Exercise requirements:
Copy each line below that contains "with".

Exercise input:

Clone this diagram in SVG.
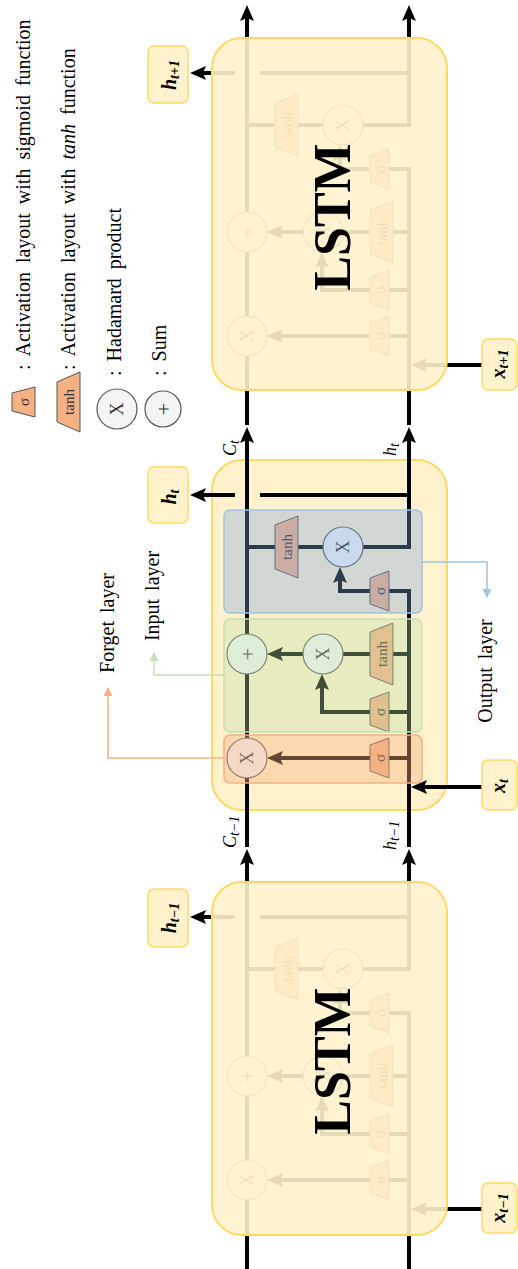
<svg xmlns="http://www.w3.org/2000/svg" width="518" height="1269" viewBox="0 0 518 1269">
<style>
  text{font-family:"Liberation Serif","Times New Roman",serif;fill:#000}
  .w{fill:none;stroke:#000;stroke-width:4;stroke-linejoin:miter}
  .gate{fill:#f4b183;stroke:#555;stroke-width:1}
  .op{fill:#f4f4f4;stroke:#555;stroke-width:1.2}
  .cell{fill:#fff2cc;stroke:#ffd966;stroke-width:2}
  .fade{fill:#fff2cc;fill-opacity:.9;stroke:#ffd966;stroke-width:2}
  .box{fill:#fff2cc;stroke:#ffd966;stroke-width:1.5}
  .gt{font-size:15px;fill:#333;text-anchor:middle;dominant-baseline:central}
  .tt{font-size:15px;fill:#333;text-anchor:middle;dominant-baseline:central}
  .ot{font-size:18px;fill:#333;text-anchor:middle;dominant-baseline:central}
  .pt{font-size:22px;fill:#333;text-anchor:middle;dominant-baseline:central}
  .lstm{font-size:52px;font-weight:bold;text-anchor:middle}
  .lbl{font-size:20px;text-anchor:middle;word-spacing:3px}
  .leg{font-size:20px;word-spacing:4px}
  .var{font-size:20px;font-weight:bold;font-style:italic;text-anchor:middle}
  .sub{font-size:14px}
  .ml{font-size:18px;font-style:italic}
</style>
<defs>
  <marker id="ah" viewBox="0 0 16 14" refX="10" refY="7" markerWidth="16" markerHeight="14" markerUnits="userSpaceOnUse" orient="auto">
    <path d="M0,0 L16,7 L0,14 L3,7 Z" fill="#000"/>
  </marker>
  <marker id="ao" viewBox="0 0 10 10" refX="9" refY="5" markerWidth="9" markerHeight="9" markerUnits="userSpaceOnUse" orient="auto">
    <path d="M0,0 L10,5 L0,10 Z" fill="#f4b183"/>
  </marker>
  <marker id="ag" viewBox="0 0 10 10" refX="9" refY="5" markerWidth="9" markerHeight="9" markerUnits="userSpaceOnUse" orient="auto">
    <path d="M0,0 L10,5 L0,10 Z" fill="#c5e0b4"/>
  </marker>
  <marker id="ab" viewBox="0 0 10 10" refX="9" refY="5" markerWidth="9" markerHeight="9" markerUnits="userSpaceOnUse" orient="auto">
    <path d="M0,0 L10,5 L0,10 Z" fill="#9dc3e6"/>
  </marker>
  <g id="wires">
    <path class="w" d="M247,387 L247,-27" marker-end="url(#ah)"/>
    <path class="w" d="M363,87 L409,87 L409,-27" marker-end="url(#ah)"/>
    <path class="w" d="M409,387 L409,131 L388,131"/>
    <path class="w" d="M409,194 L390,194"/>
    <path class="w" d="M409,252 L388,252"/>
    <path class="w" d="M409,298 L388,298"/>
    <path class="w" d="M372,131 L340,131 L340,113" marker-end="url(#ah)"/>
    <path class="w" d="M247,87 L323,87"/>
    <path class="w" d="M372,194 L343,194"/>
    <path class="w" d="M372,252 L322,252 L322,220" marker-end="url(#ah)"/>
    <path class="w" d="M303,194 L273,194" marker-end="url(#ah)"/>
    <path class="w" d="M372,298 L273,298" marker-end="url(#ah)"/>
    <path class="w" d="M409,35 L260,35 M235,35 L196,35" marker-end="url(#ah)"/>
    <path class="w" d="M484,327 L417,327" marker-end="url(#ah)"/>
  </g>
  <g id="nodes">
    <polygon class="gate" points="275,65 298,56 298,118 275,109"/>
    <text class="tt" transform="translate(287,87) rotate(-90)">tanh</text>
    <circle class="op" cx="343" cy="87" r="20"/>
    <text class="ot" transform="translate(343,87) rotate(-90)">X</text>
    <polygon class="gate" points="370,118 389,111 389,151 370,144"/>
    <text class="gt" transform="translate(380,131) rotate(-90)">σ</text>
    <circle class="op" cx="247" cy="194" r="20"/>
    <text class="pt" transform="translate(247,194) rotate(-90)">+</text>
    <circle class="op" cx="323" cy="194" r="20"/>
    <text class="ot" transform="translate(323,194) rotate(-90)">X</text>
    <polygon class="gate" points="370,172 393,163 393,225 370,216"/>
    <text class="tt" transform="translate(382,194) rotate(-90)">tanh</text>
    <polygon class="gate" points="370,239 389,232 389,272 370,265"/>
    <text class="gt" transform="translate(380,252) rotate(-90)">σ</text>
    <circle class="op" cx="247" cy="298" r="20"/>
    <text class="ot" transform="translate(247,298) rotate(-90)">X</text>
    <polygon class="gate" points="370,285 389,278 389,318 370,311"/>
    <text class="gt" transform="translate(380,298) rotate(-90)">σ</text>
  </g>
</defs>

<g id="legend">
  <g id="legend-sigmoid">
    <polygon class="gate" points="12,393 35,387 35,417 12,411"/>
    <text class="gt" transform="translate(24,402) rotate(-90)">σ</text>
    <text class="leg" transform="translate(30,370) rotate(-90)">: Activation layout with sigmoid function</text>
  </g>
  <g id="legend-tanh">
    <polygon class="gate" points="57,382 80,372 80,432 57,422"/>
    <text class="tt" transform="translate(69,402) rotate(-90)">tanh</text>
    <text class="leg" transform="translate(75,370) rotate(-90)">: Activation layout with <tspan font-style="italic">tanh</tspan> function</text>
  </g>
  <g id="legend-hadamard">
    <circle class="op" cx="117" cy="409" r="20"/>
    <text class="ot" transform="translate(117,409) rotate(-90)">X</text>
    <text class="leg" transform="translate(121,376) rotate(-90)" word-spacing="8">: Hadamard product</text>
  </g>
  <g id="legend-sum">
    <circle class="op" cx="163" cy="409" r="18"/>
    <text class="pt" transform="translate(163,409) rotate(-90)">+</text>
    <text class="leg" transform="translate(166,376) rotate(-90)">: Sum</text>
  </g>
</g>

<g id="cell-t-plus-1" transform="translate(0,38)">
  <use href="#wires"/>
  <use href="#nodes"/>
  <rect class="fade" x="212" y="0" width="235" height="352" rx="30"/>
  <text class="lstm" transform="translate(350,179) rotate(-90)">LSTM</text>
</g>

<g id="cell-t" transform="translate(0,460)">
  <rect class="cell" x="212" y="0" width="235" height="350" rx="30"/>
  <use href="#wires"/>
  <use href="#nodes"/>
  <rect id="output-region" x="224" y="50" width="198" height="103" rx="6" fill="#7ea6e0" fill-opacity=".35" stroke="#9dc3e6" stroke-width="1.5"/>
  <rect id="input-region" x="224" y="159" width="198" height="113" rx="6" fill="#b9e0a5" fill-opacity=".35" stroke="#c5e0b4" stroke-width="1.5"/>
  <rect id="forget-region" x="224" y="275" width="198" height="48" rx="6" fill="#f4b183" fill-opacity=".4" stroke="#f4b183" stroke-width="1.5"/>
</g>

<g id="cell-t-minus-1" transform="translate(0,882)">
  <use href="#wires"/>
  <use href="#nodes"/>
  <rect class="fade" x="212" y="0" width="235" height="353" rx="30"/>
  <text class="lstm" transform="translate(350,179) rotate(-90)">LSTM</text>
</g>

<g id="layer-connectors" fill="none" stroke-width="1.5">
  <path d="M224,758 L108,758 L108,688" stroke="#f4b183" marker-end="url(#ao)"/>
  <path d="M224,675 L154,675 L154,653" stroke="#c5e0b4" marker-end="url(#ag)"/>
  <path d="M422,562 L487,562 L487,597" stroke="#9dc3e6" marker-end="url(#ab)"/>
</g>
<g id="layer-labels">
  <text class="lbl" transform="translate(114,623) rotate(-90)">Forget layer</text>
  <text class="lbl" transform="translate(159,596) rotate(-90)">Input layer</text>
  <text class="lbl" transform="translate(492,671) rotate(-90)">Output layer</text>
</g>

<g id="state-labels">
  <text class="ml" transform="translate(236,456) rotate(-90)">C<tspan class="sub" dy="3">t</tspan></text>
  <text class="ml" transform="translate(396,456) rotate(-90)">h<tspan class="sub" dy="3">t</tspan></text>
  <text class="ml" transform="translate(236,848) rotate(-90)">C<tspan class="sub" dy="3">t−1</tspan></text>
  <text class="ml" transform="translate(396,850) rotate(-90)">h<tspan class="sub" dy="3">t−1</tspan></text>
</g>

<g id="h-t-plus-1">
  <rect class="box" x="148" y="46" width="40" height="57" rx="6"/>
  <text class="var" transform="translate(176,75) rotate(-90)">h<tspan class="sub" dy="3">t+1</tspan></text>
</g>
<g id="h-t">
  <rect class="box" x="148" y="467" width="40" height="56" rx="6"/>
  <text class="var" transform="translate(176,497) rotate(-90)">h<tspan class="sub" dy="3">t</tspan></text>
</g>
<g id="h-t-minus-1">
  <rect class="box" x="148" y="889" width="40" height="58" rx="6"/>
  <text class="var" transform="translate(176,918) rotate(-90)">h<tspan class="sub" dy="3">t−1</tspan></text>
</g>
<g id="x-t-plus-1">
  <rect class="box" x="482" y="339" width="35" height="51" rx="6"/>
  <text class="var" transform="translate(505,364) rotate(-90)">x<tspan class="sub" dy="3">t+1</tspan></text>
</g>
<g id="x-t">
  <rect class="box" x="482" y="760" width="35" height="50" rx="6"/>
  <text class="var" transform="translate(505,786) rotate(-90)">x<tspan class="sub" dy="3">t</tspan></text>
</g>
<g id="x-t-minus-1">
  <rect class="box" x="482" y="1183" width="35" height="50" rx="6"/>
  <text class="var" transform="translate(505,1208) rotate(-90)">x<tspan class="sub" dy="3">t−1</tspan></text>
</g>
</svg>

--

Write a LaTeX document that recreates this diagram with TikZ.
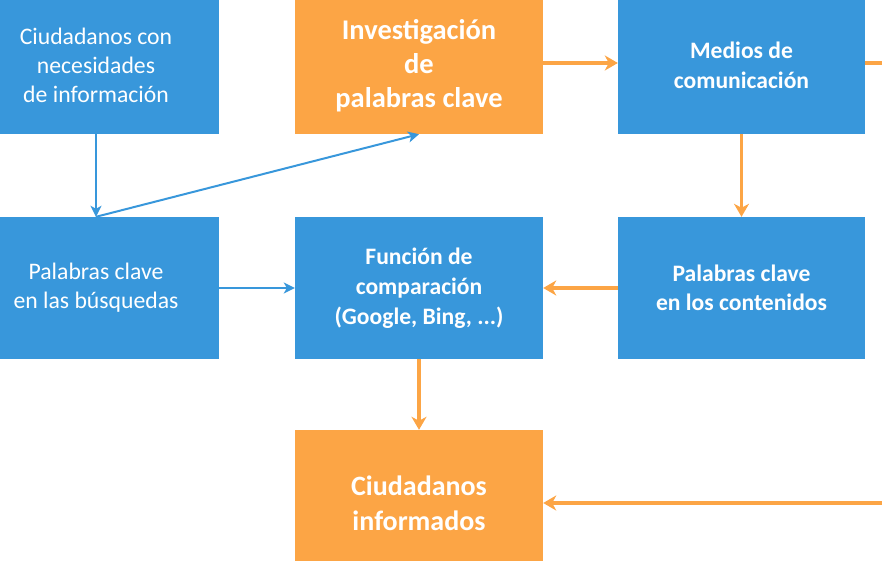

Correct answer:
    <text class="leg" transform="translate(30,370) rotate(-90)">: Activation layout with sigmoid function</text>
    <text class="leg" transform="translate(75,370) rotate(-90)">: Activation layout with <tspan font-style="italic">tanh</tspan> function</text>
Write a LaTeX document that recreates this diagram with TikZ.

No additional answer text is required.